Can We Learn Question, Answer, and Distractors All from an Image? A New Task for Multiple-choice Visual Question Answering

Wenjian Ding, Yao Zhang, Jun Wang, Adam Jatowt, Zhenglu Yang

Published: 2024, Last Modified: 08 Apr 2025LREC/COLING 2024EveryoneRevisionsBibTeXCC BY-SA 4.0

Abstract: Multiple-choice visual question answering (MC VQA) requires an answer picked from a list of distractors, based on a question and an image. This research has attracted wide interest from the fields of visual question answering, visual question generation, and visual distractor generation. However, these fields still stay in their own territories, and how to jointly generate meaningful questions, correct answers, and challenging distractors remains unexplored.
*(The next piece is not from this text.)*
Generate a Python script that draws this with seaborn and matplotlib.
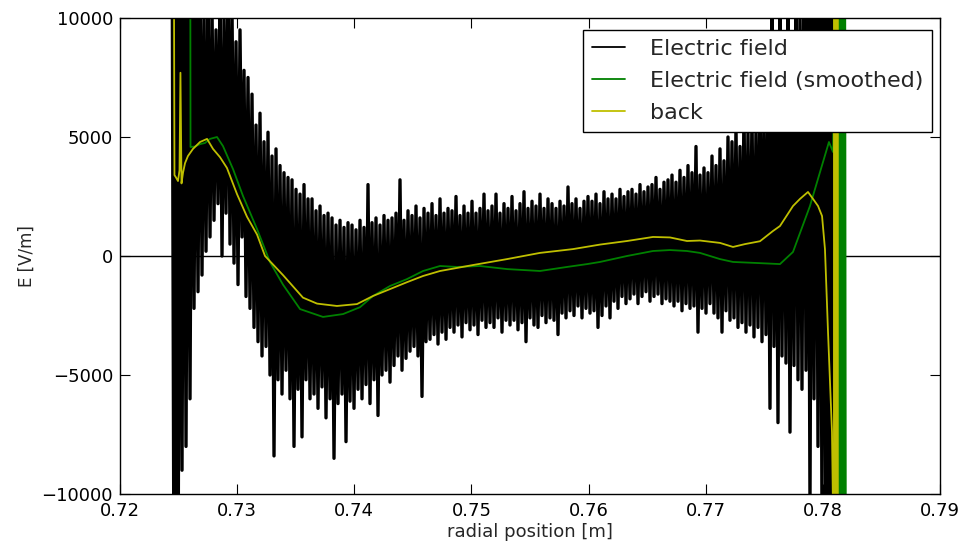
import numpy as np
import pandas as pd
import matplotlib
matplotlib.use("Agg")
import matplotlib.pyplot as plt
import seaborn as sns

# ---------------- data ----------------
field_x_start = 0.72444
field_x_end = 0.78095
field_values = [
    15000, -15000, 15000, -15000, 14000, -9000, 13000, -8000, 12000, -6000,
    12000, -2200, 11000, -1500, 12000, -800, 10500, 200, 11000, 800,
    10500, 1500, 9500, 2200, 11000, 0, 10000, 1800, 12000, 500,
    10500, -300, 9000, -1200, 9500, 800, 7800, -1700, 7500, -2200,
    6800, -3000, 5500, -3600, 6000, -4200, 4800, -3800, 5200, -5000,
    4200, -8400, 4500, -5200, 3800, -5800, 3500, -4800, 3300, -6000,
    3200, -8000, 2800, -5600, 2600, -7600, 3000, -5200, 2400, -6000,
    2400, -5800, 1900, -6400, 2100, -5500, 1700, -6800, 1800, -6000,
    1600, -8500, 1300, -6200, 1500, -5800, 1200, -7800, 1400, -6100,
    1300, -6400, 1100, -5600, 1500, -6000, 1200, -5400, 3000, -6200,
    1400, -5200, 1600, -6700, 1300, -5000, 1700, -4800, 1500, -5300,
    1600, -4600, 1800, -4200, 3200, -4800, 1500, -4300, 1900, -4000,
    1700, -3800, 2100, -4200, 1600, -5900, 2000, -3600, 1800, -3500,
    2200, -3300, 1700, -3700, 2400, -3200, 1800, -3500, 2000, -3000,
    1900, -3200, 2500, -2900, 1700, -3400, 2100, -2800, 1800, -3100,
    2300, -2900, 1800, -3300, 2000, -2700, 2600, -3000, 1900, -2800,
    2100, -3000, 2600, -2600, 1800, -3200, 2200, -2700, 2000, -2900,
    2500, -2700, 1900, -3100, 2200, -2800, 2700, -3600, 2000, -2600,
    2300, -2900, 2100, -3000, 2600, -2500, 2000, -2800, 2400, -2600,
    2200, -2700, 2000, -3300, 2300, -2400, 2100, -2600, 2900, -2300,
    2200, -2500, 2400, -2100, 2000, -2600, 2300, -2200, 2500, -2400,
    2300, -2300, 2600, -3000, 2200, -2500, 2700, -2100, 2400, -2600,
    2600, -1900, 2400, -2200, 2800, -1700, 2500, -2000, 2700, -1800,
    2800, -1600, 2600, -2000, 3000, -1700, 2700, -1500, 2900, -1900,
    3000, -1700, 3300, -1600, 2800, -2000, 3100, -1800, 3200, -1900,
    3400, -2100, 3100, -1900, 3600, -2300, 3300, -2000, 3800, -2200,
    3500, -2100, 4600, -3200, 3400, -2200, 3700, -2400, 3500, -2000,
    4200, -2400, 3800, -2600, 4500, -3200, 4000, -2300, 5000, -2700,
    4800, -2600, 5500, -3000, 4600, -2800, 6200, -3200, 5200, -2900,
    6000, -3400, 5400, -3000, 7000, -3600, 6200, -3300, 6800, -6400,
    11000, -3800, 7500, -7000, 12000, -4200, 8000, -4500, 11000, -7400,
    9000, -4600, 12000, -5200, 10500, -5600, 13000, -4800, 12000, -10500,
    13000, -6000, 14000, -8000, 12000, -11000, 15000, -14000, 15000, -15000,
    15000, -15000,
]

smooth_x = [
    0.72598, 0.72602, 0.72640, 0.72683, 0.72726, 0.72768, 0.72828, 0.72879,
    0.72965, 0.73050, 0.73170, 0.73280, 0.73391, 0.73537, 0.73733, 0.73904,
    0.74049, 0.74160, 0.74305, 0.74450, 0.74587, 0.74732, 0.74877, 0.75073,
    0.75304, 0.75585, 0.75816, 0.75987, 0.76098, 0.76328, 0.76550, 0.76695,
    0.76840, 0.76951, 0.77122, 0.77233, 0.77463, 0.77634, 0.77745, 0.77890,
    0.77976, 0.78052, 0.78087,
    0.78120, 0.78129, 0.78138, 0.78146, 0.78155, 0.78163, 0.78172,
    0.78180, 0.78189, 0.78198,
]
smooth_values = [
    20000, 4580, 4600, 4700, 4750, 4920, 5000, 4620,
    3650, 2520, 1130, -250, -1200, -2230, -2560, -2440,
    -2150, -1680, -1260, -970, -630, -420, -460, -420,
    -550, -630, -460, -340, -250, 0, 210, 250,
    210, 130, -130, -250, -300, -340, 170, 2100,
    3530, 4790, 4370,
    20000, -20000, 20000, -20000, 20000, -20000, 20000,
    -20000, 20000, -20000,
]

back_x = [
    0.72448, 0.72456, 0.72465, 0.72478, 0.72495, 0.72508, 0.72516, 0.72525,
    0.72538, 0.72555, 0.72580, 0.72623, 0.72683, 0.72743, 0.72794, 0.72854,
    0.72913, 0.72999, 0.73084, 0.73170, 0.73238, 0.73391, 0.73562, 0.73682,
    0.73852, 0.74023, 0.74160, 0.74305, 0.74450, 0.74587, 0.74732, 0.75013,
    0.75304, 0.75585, 0.75867, 0.76098, 0.76328, 0.76550, 0.76695, 0.76840,
    0.76951, 0.77122, 0.77233, 0.77335, 0.77463, 0.77574, 0.77634, 0.77745,
    0.77805, 0.77873, 0.77916, 0.77959, 0.77993, 0.78018, 0.78044, 0.78078,
    0.78095,
    0.78099, 0.78103, 0.78108, 0.78112, 0.78116, 0.78120, 0.78125, 0.78129,
]
back_values = [
    20000, 20000, 3400, 3300, 3150, 3600, 7700, 3050,
    3500, 3900, 4200, 4500, 4790, 4920, 4500, 4150,
    3700, 2600, 1650, 900, 0, -800, -1750, -2000,
    -2100, -2020, -1680, -1390, -1100, -840, -630, -380,
    -130, 130, 290, 480, 630, 800, 780, 630,
    650, 550, 380, 500, 620, 1050, 1260, 2100,
    2400, 2690, 2400, 2100, 1680, 290, -3190, -7400,
    -14000,
    20000, -20000, 20000, -20000, 20000, -20000, 20000, -20000,
]

x_ticks = [0.72, 0.73, 0.74, 0.75, 0.76, 0.77, 0.78, 0.79]
x_tick_labels = ["0.72", "0.73", "0.74", "0.75", "0.76", "0.77", "0.78", "0.79"]
y_ticks = [-10000, -5000, 0, 5000, 10000]
y_tick_labels = ["\u221210000", "\u22125000", "0", "5000", "10000"]

series_labels = ["Electric field", "Electric field (smoothed)", "back"]

# ---------------- plot ----------------
sns.set_style("ticks")
plt.rcParams["font.family"] = ["DejaVu Sans"]

fig = plt.figure(figsize=(9.67, 5.46), dpi=100)
ax = fig.add_axes([120 / 967, 1 - 494 / 546, 820 / 967, 476 / 546])

field_x = np.linspace(field_x_start, field_x_end, len(field_values))
df_field = pd.DataFrame({"x": field_x, "E": field_values})
df_smooth = pd.DataFrame({"x": smooth_x, "E": smooth_values})
df_back = pd.DataFrame({"x": back_x, "E": back_values})

sns.lineplot(data=df_field, x="x", y="E", sort=False, estimator=None,
             color="black", linewidth=2.4, label=series_labels[0], ax=ax)
sns.lineplot(data=df_smooth, x="x", y="E", sort=False, estimator=None,
             color="#008000", linewidth=1.3, label=series_labels[1], ax=ax)
sns.lineplot(data=df_back, x="x", y="E", sort=False, estimator=None,
             color="#bfbf00", linewidth=1.3, label=series_labels[2], ax=ax)

ax.axhline(0, color="black", linewidth=1.0, zorder=1)

ax.set_xlim(0.72, 0.79)
ax.set_ylim(-10000, 10000)
ax.set_xticks(x_ticks)
ax.set_xticklabels(x_tick_labels)
ax.set_yticks(y_ticks)
ax.set_yticklabels(y_tick_labels)

for lab in ax.get_xticklabels() + ax.get_yticklabels():
    lab.set_fontsize(13)

ax.tick_params(direction="in", length=7, width=0.8, top=True, right=True,
               colors="black")
ax.tick_params(axis="x", pad=6)
ax.tick_params(axis="y", pad=5)
for sp in ax.spines.values():
    sp.set_visible(True)
    sp.set_color("black")
    sp.set_linewidth(1.0)

ax.set_xlabel("radial position [m]", fontsize=13, labelpad=2)
ax.set_ylabel("E [V/m]", fontsize=12, labelpad=4)

leg = ax.legend(loc="upper right", bbox_to_anchor=(0.990, 0.975),
                borderaxespad=0, fontsize=16, frameon=True, fancybox=False,
                handlelength=1.5, handletextpad=1.1, labelspacing=0.55,
                borderpad=0.4)
leg.get_frame().set_edgecolor("black")
leg.get_frame().set_linewidth(1.0)
leg.get_frame().set_alpha(1.0)
for line in leg.get_lines():
    line.set_linewidth(1.3)

fig.savefig("out.png", dpi=100)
In this paper, we introduce a novel task, Visual Question-Answer-Distractors Generation (VQADG), which can bridge this research gap as well as take as a cornerstone to promote existing VQA models. Specific to the VQADG task, we present a novel framework consisting of a vision-and-language model to encode the given image and generate QADs jointly, and contrastive learning to ensure the consistency of the generated question, answer, and distractors. Empirical evaluations on the benchmark dataset validate the performance of our model in the VQADG task.